### Exercise
Print word for word the first line of the listing below and every line after it, through the line with "import pandas as pd". Leave out the pictures and the rest.
--------------------------------
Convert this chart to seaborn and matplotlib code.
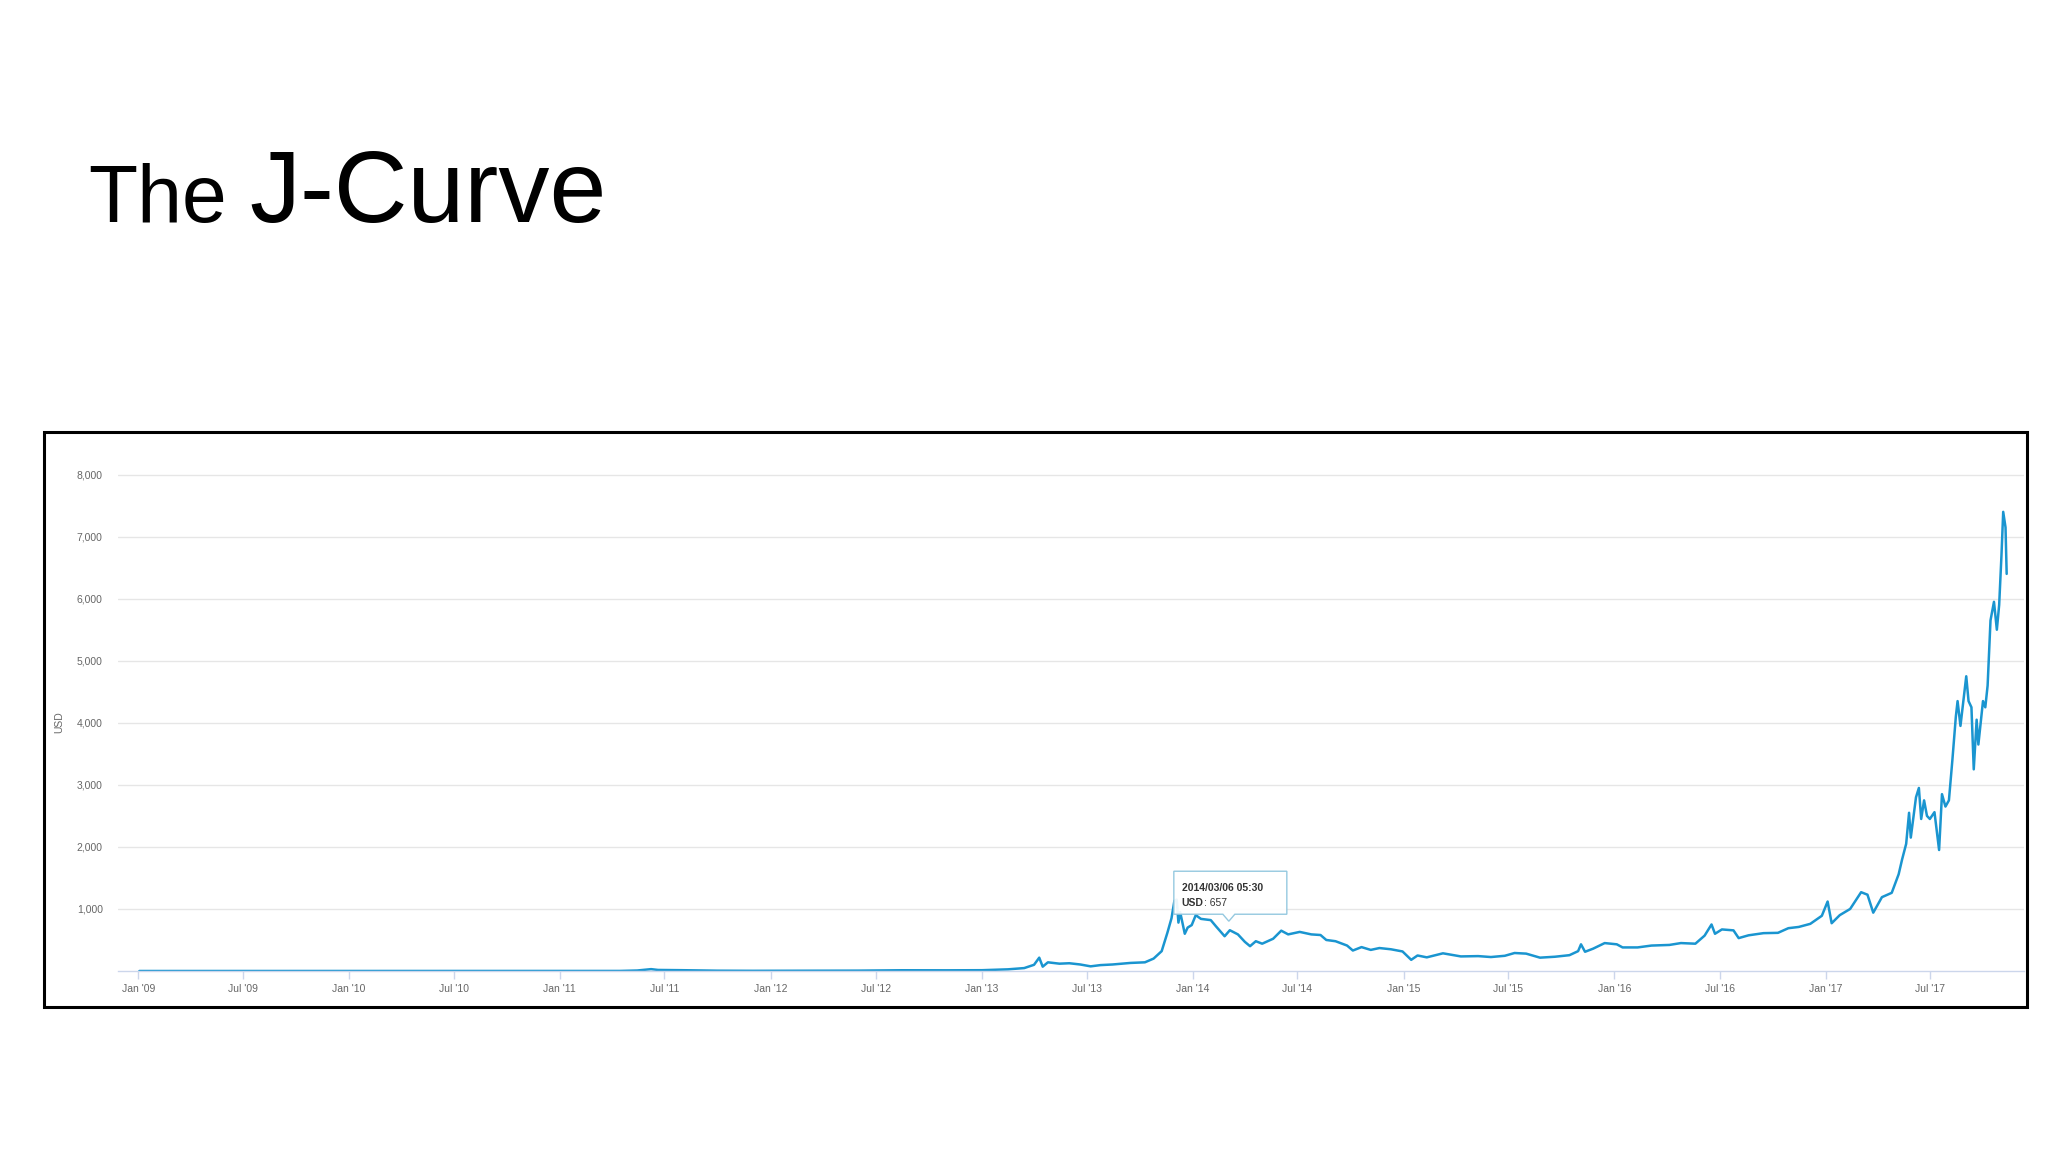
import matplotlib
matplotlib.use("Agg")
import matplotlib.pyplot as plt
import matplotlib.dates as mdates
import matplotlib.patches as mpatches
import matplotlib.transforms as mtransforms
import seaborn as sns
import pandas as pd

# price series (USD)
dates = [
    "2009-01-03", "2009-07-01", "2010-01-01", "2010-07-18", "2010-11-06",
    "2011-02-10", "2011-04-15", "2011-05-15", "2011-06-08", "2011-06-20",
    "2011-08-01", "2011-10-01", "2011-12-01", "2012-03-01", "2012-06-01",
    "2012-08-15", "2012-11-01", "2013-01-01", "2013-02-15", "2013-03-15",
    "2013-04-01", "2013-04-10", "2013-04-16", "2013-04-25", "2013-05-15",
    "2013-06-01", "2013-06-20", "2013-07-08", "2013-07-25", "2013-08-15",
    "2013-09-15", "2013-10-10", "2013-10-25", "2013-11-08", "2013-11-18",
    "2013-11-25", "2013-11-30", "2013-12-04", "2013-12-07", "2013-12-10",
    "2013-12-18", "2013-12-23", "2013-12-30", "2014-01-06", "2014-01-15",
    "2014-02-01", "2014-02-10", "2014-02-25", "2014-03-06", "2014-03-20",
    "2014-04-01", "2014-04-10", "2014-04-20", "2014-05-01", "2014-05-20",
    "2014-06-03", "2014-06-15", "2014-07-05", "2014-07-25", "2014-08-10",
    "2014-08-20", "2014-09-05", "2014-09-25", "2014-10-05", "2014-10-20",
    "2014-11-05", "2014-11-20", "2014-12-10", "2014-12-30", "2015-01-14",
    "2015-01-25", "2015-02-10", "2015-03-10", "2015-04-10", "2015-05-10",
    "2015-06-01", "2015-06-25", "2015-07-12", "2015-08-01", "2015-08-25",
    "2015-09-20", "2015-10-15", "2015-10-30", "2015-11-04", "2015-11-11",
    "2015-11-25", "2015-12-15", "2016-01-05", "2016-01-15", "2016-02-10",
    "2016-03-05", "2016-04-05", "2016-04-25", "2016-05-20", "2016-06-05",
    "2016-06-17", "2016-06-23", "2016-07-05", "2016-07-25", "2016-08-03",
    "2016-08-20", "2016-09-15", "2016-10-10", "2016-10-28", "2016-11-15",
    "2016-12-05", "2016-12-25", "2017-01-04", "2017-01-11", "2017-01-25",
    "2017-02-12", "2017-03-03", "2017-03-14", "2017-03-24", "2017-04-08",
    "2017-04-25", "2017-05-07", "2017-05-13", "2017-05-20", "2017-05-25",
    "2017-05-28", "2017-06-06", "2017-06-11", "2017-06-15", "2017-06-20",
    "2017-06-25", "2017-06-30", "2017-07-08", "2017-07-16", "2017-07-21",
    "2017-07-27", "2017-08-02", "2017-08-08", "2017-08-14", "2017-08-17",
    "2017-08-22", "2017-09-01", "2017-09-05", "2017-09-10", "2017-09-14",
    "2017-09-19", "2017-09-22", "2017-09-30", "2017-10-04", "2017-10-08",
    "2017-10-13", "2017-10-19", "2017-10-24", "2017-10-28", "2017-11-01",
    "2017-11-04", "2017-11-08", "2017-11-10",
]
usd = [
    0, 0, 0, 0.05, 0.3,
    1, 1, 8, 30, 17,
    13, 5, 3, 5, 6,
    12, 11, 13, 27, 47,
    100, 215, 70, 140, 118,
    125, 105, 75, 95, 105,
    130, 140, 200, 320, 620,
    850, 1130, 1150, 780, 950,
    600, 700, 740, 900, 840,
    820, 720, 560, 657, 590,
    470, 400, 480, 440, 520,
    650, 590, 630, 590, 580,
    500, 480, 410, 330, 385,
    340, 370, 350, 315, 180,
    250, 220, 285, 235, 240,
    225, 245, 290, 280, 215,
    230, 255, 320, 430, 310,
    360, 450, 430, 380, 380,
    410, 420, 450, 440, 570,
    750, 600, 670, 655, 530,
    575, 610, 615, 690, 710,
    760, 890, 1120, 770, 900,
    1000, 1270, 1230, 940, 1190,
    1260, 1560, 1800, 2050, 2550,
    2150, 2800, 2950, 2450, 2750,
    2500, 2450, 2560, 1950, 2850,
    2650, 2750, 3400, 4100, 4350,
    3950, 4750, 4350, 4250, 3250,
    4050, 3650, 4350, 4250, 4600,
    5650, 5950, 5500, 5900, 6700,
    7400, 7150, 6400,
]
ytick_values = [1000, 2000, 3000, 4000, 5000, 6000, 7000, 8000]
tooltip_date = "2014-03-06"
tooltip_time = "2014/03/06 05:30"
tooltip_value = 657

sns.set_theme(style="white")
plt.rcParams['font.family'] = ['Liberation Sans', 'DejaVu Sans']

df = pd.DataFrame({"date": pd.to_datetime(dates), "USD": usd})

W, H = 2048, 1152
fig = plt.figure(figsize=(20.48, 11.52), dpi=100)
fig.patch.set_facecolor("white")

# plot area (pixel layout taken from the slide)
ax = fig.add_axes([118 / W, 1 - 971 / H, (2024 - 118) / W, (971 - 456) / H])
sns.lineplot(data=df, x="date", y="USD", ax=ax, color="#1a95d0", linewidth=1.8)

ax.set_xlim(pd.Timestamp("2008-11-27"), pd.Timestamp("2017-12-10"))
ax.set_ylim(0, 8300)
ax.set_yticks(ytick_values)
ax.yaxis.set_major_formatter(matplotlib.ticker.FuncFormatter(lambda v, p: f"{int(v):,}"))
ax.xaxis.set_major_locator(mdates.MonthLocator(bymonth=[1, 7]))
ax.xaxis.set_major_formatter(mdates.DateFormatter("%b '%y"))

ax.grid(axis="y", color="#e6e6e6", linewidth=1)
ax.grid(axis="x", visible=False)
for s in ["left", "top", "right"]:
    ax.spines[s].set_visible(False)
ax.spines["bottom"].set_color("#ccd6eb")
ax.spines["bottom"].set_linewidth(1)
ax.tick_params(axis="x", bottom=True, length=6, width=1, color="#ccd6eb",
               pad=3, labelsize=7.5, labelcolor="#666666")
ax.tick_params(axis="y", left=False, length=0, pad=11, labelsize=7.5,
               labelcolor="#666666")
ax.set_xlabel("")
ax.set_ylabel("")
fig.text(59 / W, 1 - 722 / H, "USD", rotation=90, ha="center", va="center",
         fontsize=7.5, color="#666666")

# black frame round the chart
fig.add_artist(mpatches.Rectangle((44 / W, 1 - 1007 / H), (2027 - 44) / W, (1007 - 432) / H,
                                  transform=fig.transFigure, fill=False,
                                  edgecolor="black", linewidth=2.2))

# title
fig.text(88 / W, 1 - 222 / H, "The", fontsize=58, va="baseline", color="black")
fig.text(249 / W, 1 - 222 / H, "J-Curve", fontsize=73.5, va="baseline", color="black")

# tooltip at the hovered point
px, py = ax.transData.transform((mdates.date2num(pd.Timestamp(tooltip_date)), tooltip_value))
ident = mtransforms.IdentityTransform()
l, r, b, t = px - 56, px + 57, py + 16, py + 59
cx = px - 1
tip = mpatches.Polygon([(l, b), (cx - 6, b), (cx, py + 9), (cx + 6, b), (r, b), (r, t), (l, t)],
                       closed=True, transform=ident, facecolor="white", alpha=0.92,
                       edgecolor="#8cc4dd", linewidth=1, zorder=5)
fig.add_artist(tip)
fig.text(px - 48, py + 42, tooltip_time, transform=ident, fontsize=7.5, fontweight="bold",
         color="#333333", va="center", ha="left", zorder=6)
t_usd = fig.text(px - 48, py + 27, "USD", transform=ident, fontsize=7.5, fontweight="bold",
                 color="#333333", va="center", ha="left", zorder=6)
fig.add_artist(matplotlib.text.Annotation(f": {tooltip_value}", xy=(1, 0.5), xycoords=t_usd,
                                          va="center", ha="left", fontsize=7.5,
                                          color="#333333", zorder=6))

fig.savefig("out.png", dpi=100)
--------------------------------
### Result of this exercise
Convert this chart to seaborn and matplotlib code.
import matplotlib
matplotlib.use("Agg")
import matplotlib.pyplot as plt
import matplotlib.dates as mdates
import matplotlib.patches as mpatches
import matplotlib.transforms as mtransforms
import seaborn as sns
import pandas as pd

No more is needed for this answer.